Golf and heroes

Saturday, September 13, 2025

Memorial of Saint John Chrysostom, Bishop and Doctor of the Church

(click here to listen to or read today’s scriptures)

Golf and heroes

To the king of ages, incorruptible, invisible, the only God,

honor and glory forever and ever. Amen.

Jasper and Miles like to play miniature golf. In the spring we found Duke’s in south Austin, where they dunked their balls in a waterfall and knocked them out in the street (only occasionally). Yesterday we went to the world’s only Memorial Minature Golf and Military Museum in Buda, just south of South Austin. No waterfalls, the street was far away, and each hole here is dedicated to either heroes or battles of World War II. When Miles got to hole #4 he shouted, “Grandpa, it’s Pearl Harbor!”

Hole #1 is titled Blitzkrieg, hole #2 Dunkirk. Hole #10 honors “women of war,” with a statue of Rosie the Riveter and nearby memorial rose garden, and Hole #17 recognizes African Americans fighting for freedom. Each hole also has a short, readable story-on-a-plaque, including a vocabulary word for all of us. Here’s a complete list with pictures.

Margaret and I were too big to fit into the playground replica of a fighter plane flown by a young Texan, complete with seat, instruments and a tunnel slide escape hatch. The ribbon-cutting for this unexpected and amazing place came in 2022, and it has garnered national publicity since.
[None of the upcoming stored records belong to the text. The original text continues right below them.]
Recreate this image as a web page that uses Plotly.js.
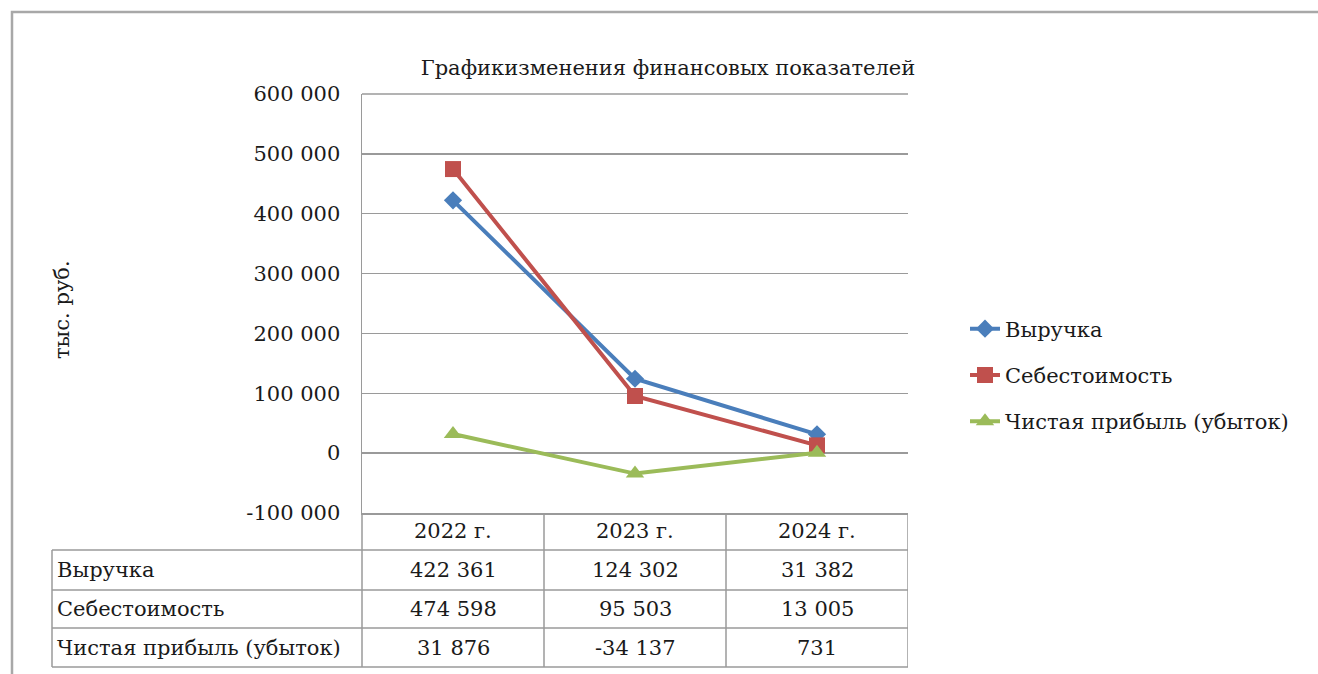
<!DOCTYPE html>
<html>
<head>
<meta charset="utf-8">
<script src="https://cdn.plot.ly/plotly-3.0.1.min.js"></script>
<style>html,body{margin:0;padding:0;background:#fff;}#chart{width:1318px;height:674px;}</style>
</head>
<body>
<div id="chart"></div>
<script>
// ---- data ----
const years = ['2022 г.', '2023 г.', '2024 г.'];
const revenue = [422361, 124302, 31382];
const cost = [474598, 95503, 13005];
const profit = [31876, -34137, 731];
const seriesNames = ['Выручка', 'Себестоимость', 'Чистая прибыль (убыток)'];
const yTickVals = [-100000, 0, 100000, 200000, 300000, 400000, 500000, 600000];
const chartTitle = 'Графикизменения финансовых показателей';
const yTitle = 'тыс. руб.';

// ---- helpers ----
function fmt(v) {
  const s = Math.abs(v).toString().replace(/\B(?=(\d{3})+(?!\d))/g, ' ');
  return (v < 0 ? '-' : '') + s;
}
const W = 1318, H = 674;
const L = 362, R = 908, T = 94, B = 513;
const PW = R - L, PH = B - T;
const px = X => (X - L) / PW;
const py = Y => (B - Y) / PH;

const FONT = "'DejaVu Serif', 'Liberation Serif', serif";
const TXT = '#1a1a1a';
const GRID = '#9a9a9a';
const FS = 21;
const colors = ['#4A7EBB', '#C0504D', '#9BBB59'];
const symbols = ['diamond', 'square', 'triangle-up'];
const sizes = [14, 16, 16];
const series = [revenue, cost, profit];

const traces = series.map((vals, i) => ({
  type: 'scatter', mode: 'lines+markers',
  x: years, y: vals, name: seriesNames[i], legendgroup: 'g' + i,
  line: {color: colors[i], width: 4},
  marker: {color: colors[i], symbol: symbols[i], size: sizes[i]}
}));

// ---- table (data table under the chart) ----
const shapes = [];
const annotations = [];
const lineStyle = {color: GRID, width: 1.5};
// outer chart border
shapes.push({type: 'rect', xref: 'paper', yref: 'paper', x0: px(12), x1: px(1340), y0: py(12), y1: py(700), line: {color: '#a8a8a8', width: 2.5}, layer: 'below'});
// horizontal table lines
const rowLines = [550, 590, 628, 667];
rowLines.forEach(Y => shapes.push({type: 'line', xref: 'paper', yref: 'paper', x0: px(52), x1: px(R), y0: py(Y), y1: py(Y), line: lineStyle}));
// vertical lines
shapes.push({type: 'line', xref: 'paper', yref: 'paper', x0: px(52), x1: px(52), y0: py(550), y1: py(667), line: lineStyle});
shapes.push({type: 'line', xref: 'paper', yref: 'paper', x0: 0, x1: 0, y0: 0, y1: py(667), line: lineStyle});
years.forEach((_, i) => shapes.push({type: 'line', xref: 'x', yref: 'paper', x0: i + 0.5, x1: i + 0.5, y0: 0, y1: py(667), line: lineStyle}));
// top border of the plot area (600 000 gridline)
shapes.push({type: 'line', xref: 'paper', yref: 'paper', x0: 0, x1: 1, y0: 1, y1: 1, line: lineStyle});

const headerY = 531;
const rowY = [570, 609, 648];
years.forEach((yr, i) => annotations.push({xref: 'x', yref: 'paper', x: i, y: py(headerY), text: yr, showarrow: false, xanchor: 'center', yanchor: 'middle', font: {family: FONT, size: FS, color: TXT}}));
series.forEach((vals, r) => {
  annotations.push({xref: 'paper', yref: 'paper', x: px(55), y: py(rowY[r]), text: seriesNames[r], showarrow: false, xanchor: 'left', yanchor: 'middle', font: {family: FONT, size: FS, color: TXT}});
  vals.forEach((v, c) => annotations.push({xref: 'x', yref: 'paper', x: c, y: py(rowY[r]), text: fmt(v), showarrow: false, xanchor: 'center', yanchor: 'middle', font: {family: FONT, size: FS, color: TXT}}));
});
// y-axis title
annotations.push({xref: 'paper', yref: 'paper', x: px(62), y: py(310), text: yTitle, textangle: -90, showarrow: false, xanchor: 'center', yanchor: 'middle', font: {family: FONT, size: FS, color: TXT}});

const layout = {
  width: W, height: H,
  margin: {l: L, r: W - R, t: T, b: H - B, pad: 0},
  paper_bgcolor: '#fff', plot_bgcolor: '#fff',
  font: {family: FONT, size: FS, color: TXT},
  title: {text: chartTitle, xref: 'paper', x: px(668), xanchor: 'center', yref: 'container', y: 1 - 68 / H, yanchor: 'middle', font: {family: FONT, size: 21, color: TXT}},
  showlegend: true,
  legend: {x: px(965), xanchor: 'left', y: py(375), yanchor: 'middle', traceorder: 'grouped', tracegroupgap: 16, font: {family: FONT, size: FS, color: TXT}, bgcolor: 'rgba(0,0,0,0)'},
  xaxis: {type: 'category', range: [-0.5, 2.5], showticklabels: false, showgrid: false, zeroline: false, showline: true, linecolor: GRID, linewidth: 1.5, ticks: ''},
  yaxis: {range: [-100000, 600000], tickvals: yTickVals, ticktext: yTickVals.map(fmt), showgrid: true, gridcolor: GRID, gridwidth: 1.5, zeroline: false, showline: true, linecolor: GRID, linewidth: 1.5, ticks: '', ticklabelstandoff: 16, tickfont: {family: FONT, size: FS, color: TXT}},
  shapes: shapes,
  annotations: annotations
};

Plotly.newPlot('chart', traces, layout, {displayModeBar: false, staticPlot: true});
</script>
</body>
</html>
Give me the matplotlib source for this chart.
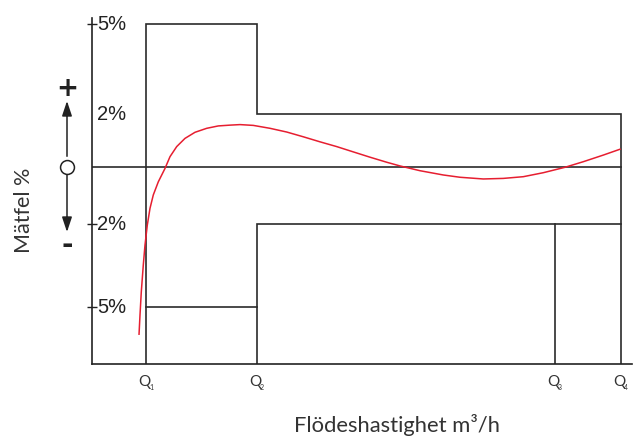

Hole #9’s vocabulary word is “cryptographers.” I think my dad was one of those, and a few weeks ago at church I met another, a greeter in his eighties, who told me he was a cryptographer for three years during the Vietnam War. On Memorial Day and Veteran’s Day he wears his military decorations.

Hole #14 commemorates the Flying Tigers, planes flown in the Pacific Theater of WWII. Margaret’s dad was a navigator in one of those Flying Tigers. Both our dads survived the war (of course … we wouldn’t be here otherwise) but didn’t talk about it much. There is certainly a lot to say, though, stories full of heroism and perseverance, and much suffering alongside the glory.

I will show you what someone is like who comes to me,

listens to my words, and acts on them.

That one is like a man building a house,

who dug deeply and laid the foundation on rock;

when the flood came, the river burst against that house

but could not shake it because it had been well built.

We topped off our day with a Mexican lunch at Chuy’s, a popular restaurant in Austin, full of people talking loud enough to be heard over everyone else. Miles and Jasper talked as loud as anybody though, while they ate their burritos, beans rice and orange sherbet push-ups. It was a fine day of history and golf and food.

The golf course closes between 2 and 5:30 every day in the summer when the temperatures are nearly always in the upper 90s. We got there early, but everyone was still sweating halfway through the holes. Kind of like we would have been walking a trail through the Burmese jungle in 1942.

From the rising to the setting of the sun

is the name of the LORD to be praised.